* What the task requires
From the top of the records below, return each line exactly, ending with the line that contains "grey = '#595959'".

(Figure scripts)

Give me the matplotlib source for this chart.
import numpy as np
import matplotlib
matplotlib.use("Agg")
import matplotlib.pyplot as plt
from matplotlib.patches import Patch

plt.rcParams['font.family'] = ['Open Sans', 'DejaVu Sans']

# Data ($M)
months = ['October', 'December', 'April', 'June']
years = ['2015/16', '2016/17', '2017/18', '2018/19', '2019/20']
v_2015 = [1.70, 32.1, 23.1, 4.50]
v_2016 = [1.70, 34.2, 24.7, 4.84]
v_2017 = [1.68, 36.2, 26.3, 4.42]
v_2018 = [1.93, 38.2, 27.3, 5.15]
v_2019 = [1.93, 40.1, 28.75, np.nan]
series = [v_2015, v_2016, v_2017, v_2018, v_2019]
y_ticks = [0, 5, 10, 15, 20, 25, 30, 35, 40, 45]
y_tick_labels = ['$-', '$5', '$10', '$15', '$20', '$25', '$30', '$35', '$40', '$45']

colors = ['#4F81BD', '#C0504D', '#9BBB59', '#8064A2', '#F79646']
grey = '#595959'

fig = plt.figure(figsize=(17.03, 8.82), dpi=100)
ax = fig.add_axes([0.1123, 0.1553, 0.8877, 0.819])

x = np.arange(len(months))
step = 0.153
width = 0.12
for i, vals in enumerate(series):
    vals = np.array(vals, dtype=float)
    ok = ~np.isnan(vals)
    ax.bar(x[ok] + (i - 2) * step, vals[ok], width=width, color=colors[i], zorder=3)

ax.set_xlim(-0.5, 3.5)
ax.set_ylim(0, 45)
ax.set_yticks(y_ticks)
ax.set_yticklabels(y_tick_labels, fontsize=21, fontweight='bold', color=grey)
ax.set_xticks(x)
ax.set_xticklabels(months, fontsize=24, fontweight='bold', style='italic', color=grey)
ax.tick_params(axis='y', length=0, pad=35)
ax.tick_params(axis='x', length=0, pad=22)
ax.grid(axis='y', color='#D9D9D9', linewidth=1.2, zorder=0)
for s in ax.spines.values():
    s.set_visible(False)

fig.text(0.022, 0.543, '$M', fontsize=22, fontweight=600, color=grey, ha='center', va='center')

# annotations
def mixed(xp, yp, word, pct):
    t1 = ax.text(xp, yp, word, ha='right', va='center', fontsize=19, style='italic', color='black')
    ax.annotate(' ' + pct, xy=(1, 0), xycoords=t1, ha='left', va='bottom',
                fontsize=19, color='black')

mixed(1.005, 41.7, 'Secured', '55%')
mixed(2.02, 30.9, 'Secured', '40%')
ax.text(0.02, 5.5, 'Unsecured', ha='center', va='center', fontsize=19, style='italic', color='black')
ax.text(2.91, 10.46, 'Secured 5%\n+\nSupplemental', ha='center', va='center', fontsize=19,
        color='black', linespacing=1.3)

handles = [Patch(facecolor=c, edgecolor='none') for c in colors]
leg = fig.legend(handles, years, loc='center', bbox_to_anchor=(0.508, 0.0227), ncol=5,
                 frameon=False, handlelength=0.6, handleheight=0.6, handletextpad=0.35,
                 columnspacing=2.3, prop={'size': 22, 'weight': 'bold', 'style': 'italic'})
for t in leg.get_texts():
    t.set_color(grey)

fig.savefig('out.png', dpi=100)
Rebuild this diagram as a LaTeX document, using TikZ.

* Task result
Give me the matplotlib source for this chart.
import numpy as np
import matplotlib
matplotlib.use("Agg")
import matplotlib.pyplot as plt
from matplotlib.patches import Patch

plt.rcParams['font.family'] = ['Open Sans', 'DejaVu Sans']

# Data ($M)
months = ['October', 'December', 'April', 'June']
years = ['2015/16', '2016/17', '2017/18', '2018/19', '2019/20']
v_2015 = [1.70, 32.1, 23.1, 4.50]
v_2016 = [1.70, 34.2, 24.7, 4.84]
v_2017 = [1.68, 36.2, 26.3, 4.42]
v_2018 = [1.93, 38.2, 27.3, 5.15]
v_2019 = [1.93, 40.1, 28.75, np.nan]
series = [v_2015, v_2016, v_2017, v_2018, v_2019]
y_ticks = [0, 5, 10, 15, 20, 25, 30, 35, 40, 45]
y_tick_labels = ['$-', '$5', '$10', '$15', '$20', '$25', '$30', '$35', '$40', '$45']

colors = ['#4F81BD', '#C0504D', '#9BBB59', '#8064A2', '#F79646']
grey = '#595959'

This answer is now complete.